### OBJECTIVE
Leave the pictures out and copy exactly the lines from the line containing "Write a web" to the line containing "var CX = 608, CY", both lines included.
[begin INPUT DATA]
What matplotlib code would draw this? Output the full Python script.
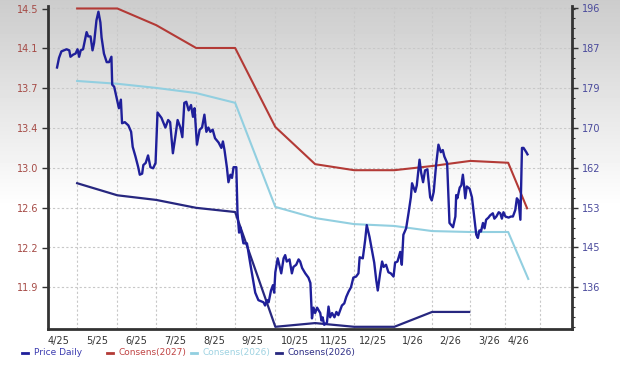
[end INPUT DATA]
[begin INPUT DATA]
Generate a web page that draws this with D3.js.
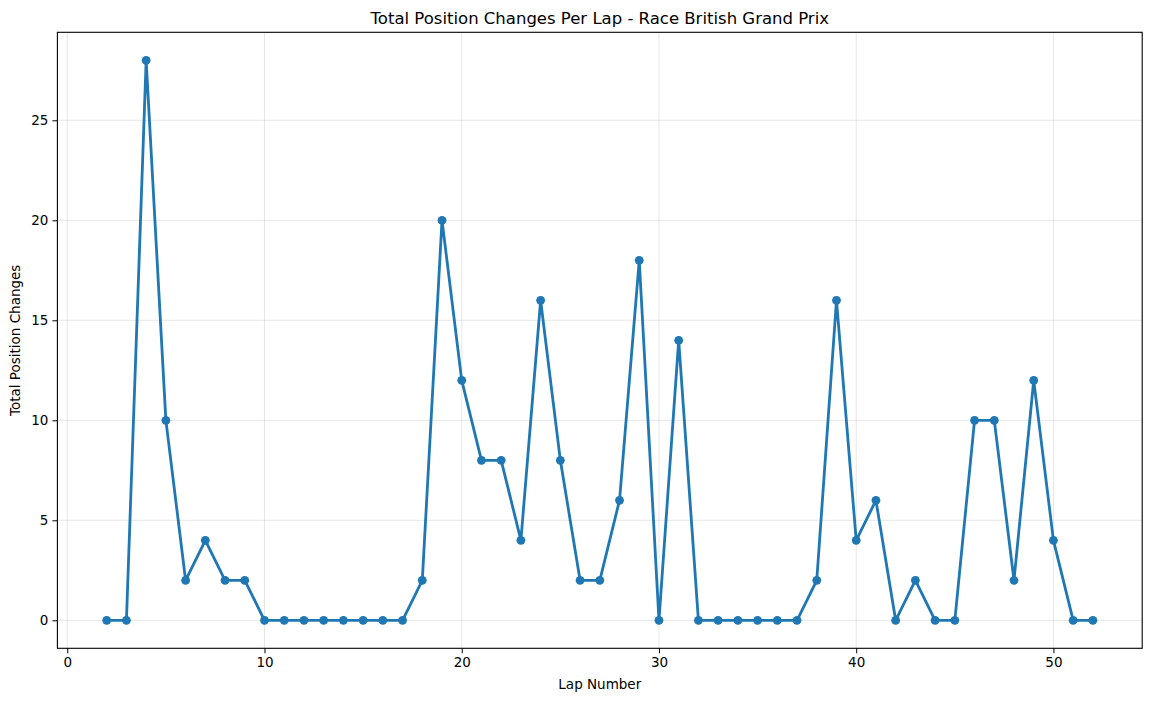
[end INPUT DATA]
[begin INPUT DATA]
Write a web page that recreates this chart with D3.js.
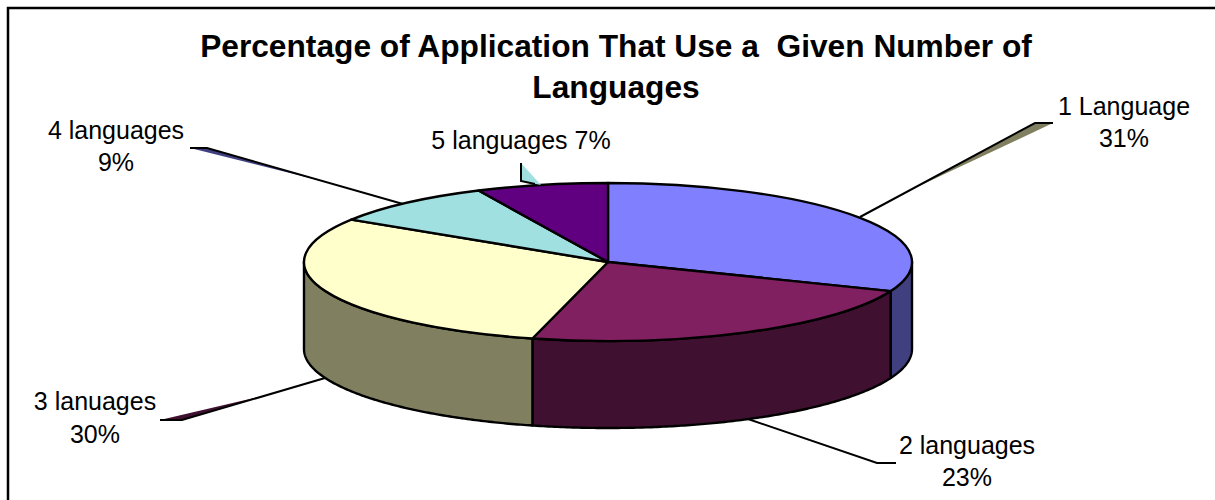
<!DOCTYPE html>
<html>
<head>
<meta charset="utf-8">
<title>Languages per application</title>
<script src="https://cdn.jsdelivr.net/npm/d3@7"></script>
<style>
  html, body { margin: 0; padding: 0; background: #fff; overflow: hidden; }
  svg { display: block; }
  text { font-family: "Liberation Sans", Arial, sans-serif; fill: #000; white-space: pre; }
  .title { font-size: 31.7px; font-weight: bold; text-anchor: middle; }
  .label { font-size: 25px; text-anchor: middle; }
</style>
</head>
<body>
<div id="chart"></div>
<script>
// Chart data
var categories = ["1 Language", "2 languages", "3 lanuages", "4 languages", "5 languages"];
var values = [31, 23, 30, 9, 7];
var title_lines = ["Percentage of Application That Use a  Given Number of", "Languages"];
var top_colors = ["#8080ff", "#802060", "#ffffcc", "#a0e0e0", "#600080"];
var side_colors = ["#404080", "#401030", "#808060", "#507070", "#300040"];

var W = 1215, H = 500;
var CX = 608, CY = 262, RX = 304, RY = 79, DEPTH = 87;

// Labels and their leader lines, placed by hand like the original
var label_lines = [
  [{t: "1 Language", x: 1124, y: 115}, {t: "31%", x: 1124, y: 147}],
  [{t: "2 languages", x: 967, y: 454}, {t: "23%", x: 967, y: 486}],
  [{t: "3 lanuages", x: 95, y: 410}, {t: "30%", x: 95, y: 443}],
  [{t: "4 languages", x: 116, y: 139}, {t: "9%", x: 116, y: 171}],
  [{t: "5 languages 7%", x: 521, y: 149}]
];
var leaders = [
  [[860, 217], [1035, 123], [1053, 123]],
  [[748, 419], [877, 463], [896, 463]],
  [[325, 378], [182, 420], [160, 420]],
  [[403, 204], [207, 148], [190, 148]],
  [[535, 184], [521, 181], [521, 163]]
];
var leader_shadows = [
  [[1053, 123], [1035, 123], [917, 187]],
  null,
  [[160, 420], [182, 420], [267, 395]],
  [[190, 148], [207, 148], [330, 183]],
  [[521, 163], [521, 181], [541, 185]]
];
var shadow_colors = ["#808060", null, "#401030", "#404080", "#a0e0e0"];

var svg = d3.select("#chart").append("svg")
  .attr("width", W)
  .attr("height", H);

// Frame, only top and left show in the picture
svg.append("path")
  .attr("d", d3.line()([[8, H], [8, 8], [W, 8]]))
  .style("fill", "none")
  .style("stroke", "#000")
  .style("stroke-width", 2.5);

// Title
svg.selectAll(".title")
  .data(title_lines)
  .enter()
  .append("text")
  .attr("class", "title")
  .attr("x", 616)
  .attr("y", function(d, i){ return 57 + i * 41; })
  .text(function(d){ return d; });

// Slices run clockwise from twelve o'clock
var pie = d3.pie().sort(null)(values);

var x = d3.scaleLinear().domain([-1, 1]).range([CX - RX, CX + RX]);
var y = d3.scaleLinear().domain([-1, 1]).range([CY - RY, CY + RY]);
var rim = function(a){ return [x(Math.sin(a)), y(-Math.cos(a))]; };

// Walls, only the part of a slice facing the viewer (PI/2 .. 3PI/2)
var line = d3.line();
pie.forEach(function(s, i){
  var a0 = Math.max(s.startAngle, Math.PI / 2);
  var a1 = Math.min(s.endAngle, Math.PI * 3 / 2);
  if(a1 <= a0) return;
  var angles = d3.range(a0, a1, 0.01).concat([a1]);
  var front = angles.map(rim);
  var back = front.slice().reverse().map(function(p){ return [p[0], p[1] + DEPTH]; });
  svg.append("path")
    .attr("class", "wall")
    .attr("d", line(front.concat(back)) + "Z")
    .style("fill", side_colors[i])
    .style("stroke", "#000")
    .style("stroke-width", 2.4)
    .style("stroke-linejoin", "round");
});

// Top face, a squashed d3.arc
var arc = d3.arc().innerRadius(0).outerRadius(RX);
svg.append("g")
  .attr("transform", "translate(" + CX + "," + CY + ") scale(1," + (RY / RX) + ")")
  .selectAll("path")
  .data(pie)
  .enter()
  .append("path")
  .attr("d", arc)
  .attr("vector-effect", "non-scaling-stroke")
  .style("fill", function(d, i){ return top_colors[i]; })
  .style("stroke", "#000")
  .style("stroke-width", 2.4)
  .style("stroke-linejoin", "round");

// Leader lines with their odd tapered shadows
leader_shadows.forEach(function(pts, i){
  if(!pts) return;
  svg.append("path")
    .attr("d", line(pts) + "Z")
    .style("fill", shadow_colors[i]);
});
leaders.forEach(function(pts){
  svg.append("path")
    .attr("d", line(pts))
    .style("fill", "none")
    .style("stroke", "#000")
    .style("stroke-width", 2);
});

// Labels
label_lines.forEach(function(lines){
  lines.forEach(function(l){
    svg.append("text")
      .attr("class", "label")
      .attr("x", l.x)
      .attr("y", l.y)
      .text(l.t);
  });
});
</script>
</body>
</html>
[end INPUT DATA]
### ANSWER TO THIS PROBLEM
Write a web page that recreates this chart with D3.js.
<!DOCTYPE html>
<html>
<head>
<meta charset="utf-8">
<title>Languages per application</title>
<script src="https://cdn.jsdelivr.net/npm/d3@7"></script>
<style>
  html, body { margin: 0; padding: 0; background: #fff; overflow: hidden; }
  svg { display: block; }
  text { font-family: "Liberation Sans", Arial, sans-serif; fill: #000; white-space: pre; }
  .title { font-size: 31.7px; font-weight: bold; text-anchor: middle; }
  .label { font-size: 25px; text-anchor: middle; }
</style>
</head>
<body>
<div id="chart"></div>
<script>
// Chart data
var categories = ["1 Language", "2 languages", "3 lanuages", "4 languages", "5 languages"];
var values = [31, 23, 30, 9, 7];
var title_lines = ["Percentage of Application That Use a  Given Number of", "Languages"];
var top_colors = ["#8080ff", "#802060", "#ffffcc", "#a0e0e0", "#600080"];
var side_colors = ["#404080", "#401030", "#808060", "#507070", "#300040"];

var W = 1215, H = 500;
var CX = 608, CY = 262, RX = 304, RY = 79, DEPTH = 87;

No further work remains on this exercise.